In my last ‘proper’ blog (i.e. not counting those which had, respectively, a photo of Shadow Creek and one from Antigua) I wrote about ‘The Match’, the Tiger Woods/Phil Mickelson $9 million exhibition in Las Vegas over Thanksgiving weekend. I also referred to the fact that the PGA Tour was eager to take advantage of a change in the laws in America which would enable it to rake in the financial benefits of having sports betting on its platforms.
This is potentially huge money. On the BBC’s website, its golf correspondent, Iain Carter, noted that in-play golf betting accounted for 77% of Bet365’s revenues last year. The speed (or lack of it) at which golf is played, plus the very nature of the sport itself, means it does lend itself to this. This is good news for bookmakers. Whether it is for golf is a different matter. As Carter said: “There is already gambling on golf but [‘The Match’ is now taking this] to another level. So far the sport has been spared a betting scandal but it needs to be wary of the way integrity easily disappears when betting becomes a central part of the proceedings.” Carter also wrote about many golf viewers/punters being “lured by Ray Winstone’s [the face of Bet365] uninvited living-room incursions instructing us to take note of changing odds and have a wager.”
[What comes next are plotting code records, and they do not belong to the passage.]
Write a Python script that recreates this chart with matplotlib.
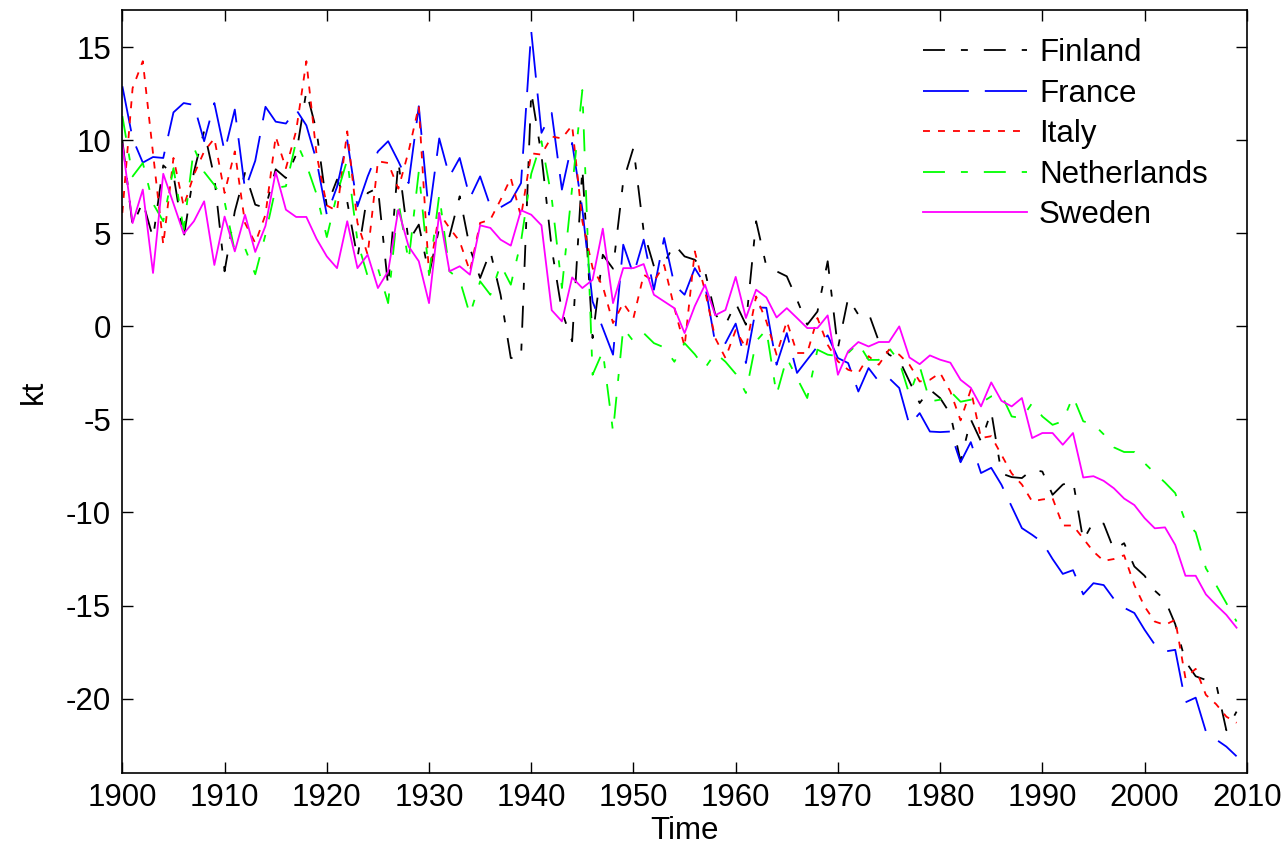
import matplotlib
matplotlib.use('Agg')
import matplotlib.pyplot as plt
import numpy as np

# yearly values, 1900-2009
years = list(range(1900, 2010))

finland = [10.0, 5.4, 6.7, 4.75, 8.65, 8.15, 4.75, 8.3, 10.5, 8.0,
           2.96, 6.18, 8.25, 6.54, 6.36, 8.44, 7.97, 9.23, 12.64, 10.5,
           6.45, 7.89, 6.7, 3.67, 7.17, 7.44, 2.15, 8.87, 4.57, 5.47,
           2.78, 5.29, 4.84, 6.99, 4.21, 2.6, 4.03, 1.7, -1.7, -1.7,
           12.6, 9.2, 4.2, 0.8, -0.8, 8.5, -0.63, 3.85, 3.1, 7.8,
           9.6, 5.1, 3.23, 3.4, 4.4, 3.76, 3.58, 2.96, 0.63, 0.09,
           1.25, 0.09, 5.65, 3.23, 2.96, 2.69, 1.43, 0.09, 0.8, 3.5,
           -1.17, 1.52, 0.63, 0.72, -0.8, -1.52, -1.8, -2.96, -4.12, -3.4,
           -3.85, -4.7, -7.26, -5.0, -6.18, -4.57, -7.9, -8.1, -8.15, -7.7,
           -7.8, -9.05, -8.5, -8.3, -11.5, -10.5, -10.6, -12.0, -11.65, -12.9,
           -13.4, -14.2, -14.7, -16.0, -18.0, -18.8, -19.0, -19.2, -21.7, -20.7]

france = [12.9, 10.1, 8.8, 9.1, 9.05, 11.5, 12.0, 11.9, 9.95, 12.0,
          9.4, 11.65, 7.35, 8.9, 11.8, 11.0, 10.9, 11.65, 10.8, 8.9,
          6.0, 7.5, 10.0, 6.45, 8.06, 9.4, 9.95, 8.87, 7.7, 11.83,
          6.0, 10.1, 8.06, 9.05, 6.9, 8.06, 6.45, 6.4, 6.72, 7.7,
          15.86, 10.4, 11.47, 7.35, 9.86, 6.3, 1.34, -0.09, -1.52, 4.39,
          2.78, 4.66, 1.97, 4.75, 2.24, 1.7, 3.13, 2.24, -0.9, -0.9,
          0.15, -1.97, 1.02, 1.0, -2.06, -0.36, -2.5, -1.79, -1.08, -0.48,
          -1.7, -1.97, -3.5, -2.24, -2.96, -2.78, -3.31, -5.3, -4.66, -5.65,
          -5.68, -5.65, -7.3, -6.22, -7.88, -7.6, -8.51, -9.68, -10.84, -11.2,
          -11.6, -12.5, -13.3, -13.1, -14.4, -13.8, -13.9, -14.65, -15.12, -15.4,
          -16.3, -17.1, -17.47, -17.38, -20.2, -19.95, -21.77, -22.2, -22.58, -23.1]

italy = [6.1, 12.8, 14.25, 9.3, 4.4, 9.05, 6.45, 8.15, 9.4, 10.1,
         7.17, 9.4, 5.55, 4.48, 6.0, 10.2, 8.5, 10.5, 14.25, 9.23,
         6.5, 6.2, 10.48, 5.56, 3.85, 8.87, 8.78, 7.4, 9.4, 11.83,
         2.78, 6.09, 5.29, 4.57, 2.96, 5.56, 5.74, 6.8, 7.97, 5.9,
         9.3, 9.23, 10.2, 10.1, 10.8, 5.65, 3.14, 2.15, 0.18, 1.25,
         0.45, 2.78, 2.42, 3.3, 1.0, -1.08, 4.03, 1.9, -0.63, -1.7,
         -0.2, -1.16, 1.61, 0.27, -1.52, 0.27, -1.43, -1.43, 0.45, -0.99,
         -1.88, -2.33, -2.5, -1.6, -2.06, -1.25, -1.52, -2.06, -2.96, -2.87,
         -2.5, -3.5, -5.05, -3.4, -6.0, -5.9, -6.9, -7.9, -8.5, -9.4,
         -9.3, -9.23, -10.7, -10.7, -11.4, -12.1, -12.6, -12.5, -12.3, -13.9,
         -15.05, -15.86, -16.04, -15.77, -18.9, -18.4, -19.8, -20.3, -20.97, -21.3]

netherlands = [11.3, 8.06, 8.78, 6.6, 5.65, 8.5, 5.2, 9.6, 8.3, 7.6,
               6.7, 4.03, 4.2, 2.8, 4.93, 7.44, 7.53, 9.95, 8.7, 7.1,
               4.8, 7.1, 8.96, 4.57, 2.69, 3.13, 1.25, 6.72, 3.5, 8.33,
               2.78, 7.07, 2.96, 2.5, 0.63, 2.42, 1.7, 3.32, 2.24, 4.57,
               8.2, 9.95, 6.9, 2.06, 7.44, 12.7, -2.6, -1.34, -5.65, -0.09,
               -0.8, -0.36, -0.9, -1.13, -1.9, -0.9, -1.5, -2.24, -1.43, -1.9,
               -2.55, -3.58, -0.8, -0.18, -3.67, -1.7, -2.78, -3.85, -1.25, -1.52,
               -1.6, -1.43, -0.9, -1.8, -1.8, -1.16, -1.88, -3.67, -2.15, -4.03,
               -3.94, -3.49, -4.05, -3.94, -4.12, -3.76, -3.67, -4.84, -4.93, -4.12,
               -4.84, -5.29, -5.1, -3.76, -5.1, -5.25, -5.8, -6.5, -6.75, -6.75,
               -7.35, -7.88, -8.39, -8.96, -10.5, -11.06, -13.0, -13.9, -14.87, -15.86]

sweden = [9.8, 5.55, 7.35, 2.87, 8.2, 6.6, 4.98, 5.65, 6.72, 3.3,
          5.9, 4.03, 6.0, 4.0, 5.4, 8.3, 6.27, 5.88, 5.88, 4.7,
          3.76, 3.13, 5.65, 3.13, 3.85, 2.06, 2.96, 6.27, 4.3, 3.5,
          1.25, 6.1, 2.96, 3.23, 2.78, 5.43, 5.29, 4.66, 4.34, 6.24,
          6.0, 5.43, 0.87, 0.27, 2.63, 2.06, 2.5, 5.25, 1.25, 3.13,
          3.13, 3.35, 1.7, 1.34, 0.98, -0.36, 1.09, 2.24, 0.6, 0.88,
          2.66, 0.45, 1.97, 1.56, 0.48, 0.98, 0.45, -0.09, -0.09, 0.59,
          -2.6, -1.34, -0.84, -1.08, -0.84, -0.84, 0.0, -1.67, -2.03, -1.56,
          -1.79, -1.95, -2.87, -3.3, -4.3, -3.01, -4.0, -4.3, -3.85, -6.0,
          -5.73, -5.73, -6.36, -5.73, -8.12, -8.05, -8.3, -8.7, -9.25, -9.6,
          -10.3, -10.85, -10.8, -11.74, -13.4, -13.4, -14.4, -14.97, -15.5, -16.19]

plt.rcParams['font.family'] = ['Liberation Sans', 'DejaVu Sans']
plt.rcParams['lines.scale_dashes'] = False
plt.rcParams['axes.unicode_minus'] = False

fs = 22.5

fig = plt.figure(figsize=(12.88, 8.48), dpi=100)
ax = fig.add_axes([0.095, 0.0884, 0.873, 0.8998])

lw = 1.3
ax.plot(years, finland, color='k', lw=lw, dashes=(15.8, 11.5, 5, 11.5), label='Finland')
ax.plot(years, france, color='b', lw=lw, dashes=(33, 11.5), label='France')
ax.plot(years, italy, color='r', lw=lw, dashes=(5, 5.8), label='Italy')
ax.plot(years, netherlands, color=(0, 1, 0), lw=lw, dashes=(15.8, 11.5, 5, 11.5), label='Netherlands')
ax.plot(years, sweden, color=(1, 0, 1), lw=lw, label='Sweden')

ax.set_xlim(1900, 2010)
ax.set_ylim(-24, 17)
ax.set_xticks(range(1900, 2011, 10))
ax.set_yticks(range(-20, 16, 5))

ax.tick_params(direction='in', length=8, width=1, top=True, right=True,
               labelsize=fs, colors='k')
ax.tick_params(axis='x', pad=7)
ax.tick_params(axis='y', pad=8)
for s in ax.spines.values():
    s.set_linewidth(1.2)

ax.set_xlabel('Time', fontsize=fs, labelpad=2)
ax.set_ylabel('kt', fontsize=fs, labelpad=12)

ax.legend(loc='upper left', bbox_to_anchor=(0.7166, 0.955), bbox_transform=fig.transFigure,
          frameon=False, fontsize=fs, handlelength=3.33, handletextpad=0.38,
          labelspacing=0.335, borderpad=0, borderaxespad=0)

fig.savefig('out.png', dpi=100)
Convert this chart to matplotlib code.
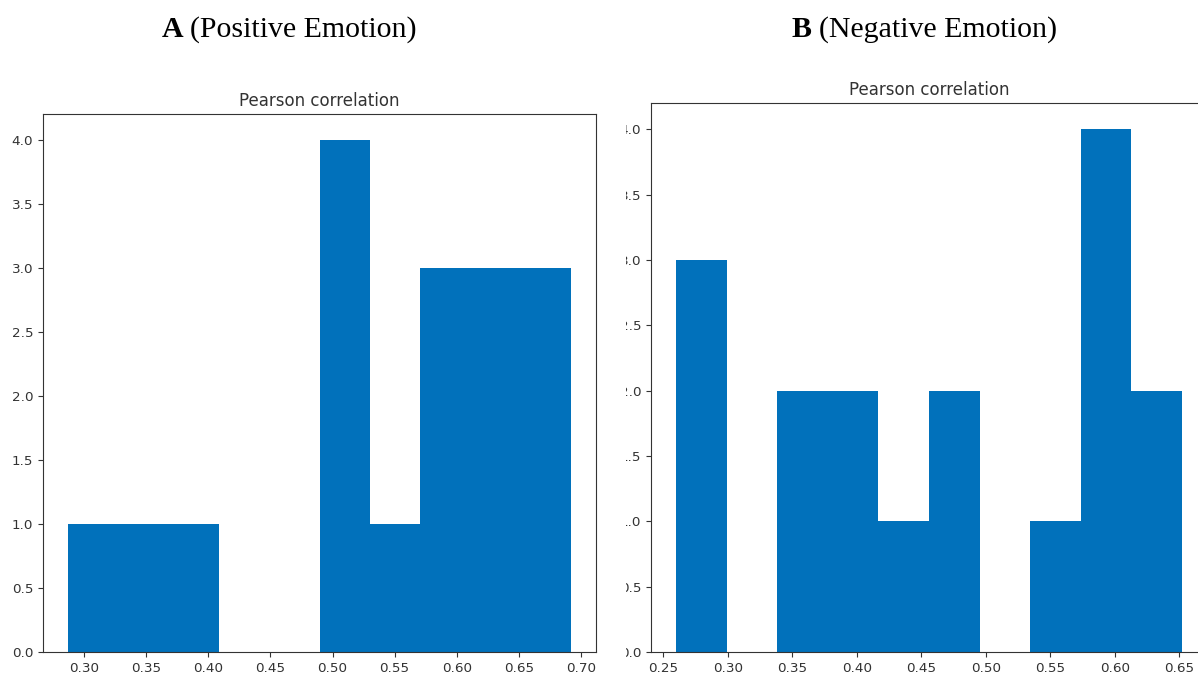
import numpy as np
import matplotlib
matplotlib.use('Agg')
import matplotlib.pyplot as plt
from matplotlib.transforms import Bbox

# histogram counts (10 bins each)
pos_range = (0.287, 0.692)
pos_counts = [1, 1, 1, 0, 0, 4, 1, 3, 3, 3]

neg_range = (0.260, 0.652)
neg_counts = [3, 0, 2, 2, 1, 2, 0, 1, 4, 2]

pos_xticks = [0.30, 0.35, 0.40, 0.45, 0.50, 0.55, 0.60, 0.65, 0.70]
neg_xticks = [0.25, 0.30, 0.35, 0.40, 0.45, 0.50, 0.55, 0.60, 0.65]
yticks = [0.0, 0.5, 1.0, 1.5, 2.0, 2.5, 3.0, 3.5, 4.0]

bar_color = '#0171bb'

fig = plt.figure(figsize=(11.98, 6.76), dpi=100)

ax1 = fig.add_axes([43/1198, 1-652/676, (596-43)/1198, (652-114)/676])
ax2 = fig.add_axes([651/1198, 1-652/676, (1207-651)/1198, (652-103)/676])

def draw_hist(ax, rng, counts, xticks):
    edges = np.linspace(rng[0], rng[1], len(counts) + 1)
    ax.hist(edges[:-1], bins=edges, weights=counts, color=bar_color)
    ax.set_xticks(xticks)
    ax.set_xticklabels(['%.2f' % t for t in xticks])
    ax.set_yticks(yticks)
    ax.set_yticklabels(['%.1f' % t for t in yticks])
    ax.tick_params(labelsize=9.7, colors='#333333', labelcolor='#333333')
    for s in ax.spines.values():
        s.set_color('#333333')
    ax.set_title('Pearson correlation', fontsize=12, color='#333333', pad=6)

draw_hist(ax1, pos_range, pos_counts, pos_xticks)
draw_hist(ax2, neg_range, neg_counts, neg_xticks)

# panel B is cut on the left in the original screenshot
fig.canvas.draw()
clip = Bbox([[626, 0], [1198, 676]])
for lab in ax2.get_yticklabels():
    lab.set_clip_box(clip)
    lab.set_clip_on(True)

def panel_title(x, letter, text):
    fig.text(x, 1-37/676, letter + ' ', ha='right', va='baseline',
             fontsize=21.5, fontweight='bold', family='Liberation Serif')
    fig.text(x, 1-37/676, text, ha='left', va='baseline',
             fontsize=21.5, family='Liberation Serif')

panel_title(190/1198, 'A', '(Positive Emotion)')
panel_title(819/1198, 'B', '(Negative Emotion)')

fig.savefig('out.png', dpi=100)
However, in a piece a couple of weeks ago, Greg Wood, racing editor of The Guardian, wrote about a development that may mean, as he put it, “Ray Winstone’s loss, many will feel, is the armchair fan’s gain.” All the major bookmakers, online or otherwise, will soon be signing up to a ‘whistle-to-whistle’ ban on advertising on sporting events, from which horse racing alone will be exempt. In other words, there will be no betting advertising permitted on golf coverage while the event is being shown. (This applies to any sporting event bar racing which begins before 9 pm.) Why have the bookies done this without being forced to? In Wood’s opinion it is because this suggestion – which was expected to feature in the next Labour manifesto – is just about acceptable to them whereas if they did not choose to act “responsibly” (to use Mr Winstone’s go-to word) then they may have been forced to swallow a far less palatable pill further down the road.
Let’s see what happens. In any event, I’ll see you in 2019. Enjoy your Christmas!